A fast, portable grep
Grep is a unix tool that takes a regular expression on the command line and prints all lines from a file that contain a string matching the regular expression. Various ways of implementing regular expression matching are possible, but in a 1968 article, Ken Thompson describes an implementation that dynamically translates regular expressions into machine code. Thunder is a small library (a replacement for GNU Lightning) that makes dynamic code generation possible in a portable way, with backends for the x86 and the ARM at present. Thunder works by taking assembly-level code for an invented RISC-like register machine and transliterating each instruction into one or two instructions for the host machine. The goal of this project is to implement a fast version of Grep that uses Thompson's method of matching.
Thompson's paper contains a stack-based compiler written in Algol 60 that generates machine code for the IBM 7094, one of the first transistorised computers, with bizarre features such as index registers that are subtracted from the address rather than added. It's worth deciphering to appreciate the wicked cleverness of Thompson's program, which although it does not mention nondeterministic finite automata explicitly, was nevertheless the source of the construction that turns regular expressions into NFAs. Russ Cox has written a cheat sheet that contains just enough detail about the 7094 to read Thompson's paper, and I have some notes of my own that transliterate the machine code into a more modern style. Thompson's compiler uses a fiendish stack-based algorithm that exploits quirks of the way subroutines work on the 7094, but a simpler compiler can work from an AST and use Thunder's system of code labels to avoid explicit patching of branch destinations.
To learn to use Thunder, it's best to begin with the program fact.c that is included with the source of the Oxford Oberon Compiler, and contains both iterative and recursive implementations of the factorial function written as Thunder code. There is a tutorial that explains how it works.
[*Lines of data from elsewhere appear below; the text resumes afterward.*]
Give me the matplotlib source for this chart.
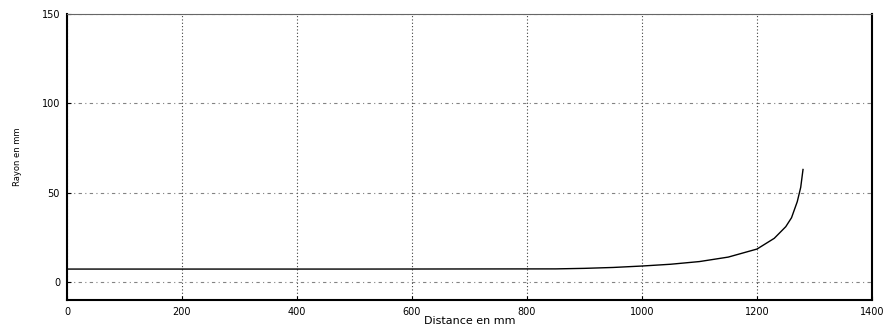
import matplotlib.pyplot as plt

distance = [0, 500, 850, 900, 950, 1000, 1050, 1100, 1150, 1200, 1230, 1250, 1260, 1270, 1276, 1280]
rayon = [7.3, 7.3, 7.4, 7.7, 8.2, 9.0, 10.0, 11.5, 14.0, 18.5, 24.5, 31.0, 36.0, 45.0, 53.0, 63.0]

fig = plt.figure(figsize=(8.93, 3.32), dpi=100)
ax = fig.add_axes([0.075, 0.0964, 0.9015, 0.8616])

ax.plot(distance, rayon, color="black", linewidth=1.0)

ax.set_xlim(0, 1400)
ax.set_ylim(-10, 150)
ax.set_xticks(range(0, 1401, 200))
ax.set_yticks([0, 50, 100, 150])
# MATLAB-like grid: dotted verticals, dash-dot horizontals
ax.xaxis.grid(True, color="black", linestyle=(0, (1, 2)), linewidth=0.8, alpha=0.75)
ax.yaxis.grid(True, color="0.35", linestyle=(0, (3, 3, 1, 3)), linewidth=0.8, alpha=0.75)
ax.tick_params(direction="in", length=3, labelsize=7, colors="black", pad=5)

for side in ["left", "bottom", "right"]:
    ax.spines[side].set_linewidth(1.5)
ax.spines["top"].set_linewidth(0.8)
ax.spines["top"].set_color("0.4")

ax.set_xlabel("Distance en mm", fontsize=8, labelpad=-1)
ax.set_ylabel("Rayon en mm", fontsize=6, labelpad=14)

fig.savefig("out.png", dpi=100)
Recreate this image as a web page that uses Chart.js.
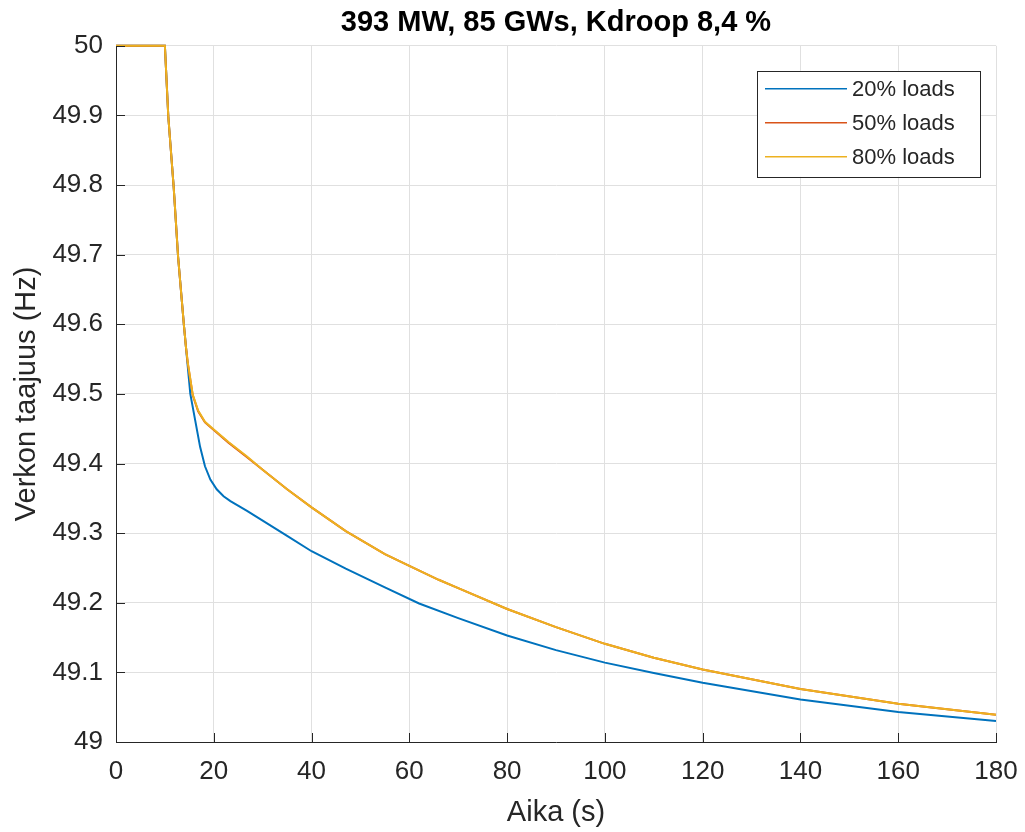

For the project, it would be possible to prototype a regular expression compiler with OCaml using Lex and Yacc, and generate the object code in the form of C source like the
fact.c program. A smoother implementation would be written entirely in C, parsing regexps by recursive descent to build an AST, then using a recursive function written in C to translate to Thunder code. Thomson's algorithm cannot handle certain regular expressions like
(a*)* without going into an infinite loop, but it is always possible to simplify these expressions (in this case to
a*) to avoid the problem. This can be done during parsing or as a separate pass between parsing and code generation.
(Reduced Instruction Set Computer). A style of computer design where there are multiple, identical registers, arithmetic instructions that operate between registers, and separate load and store instructions with a limited set of addressing modes.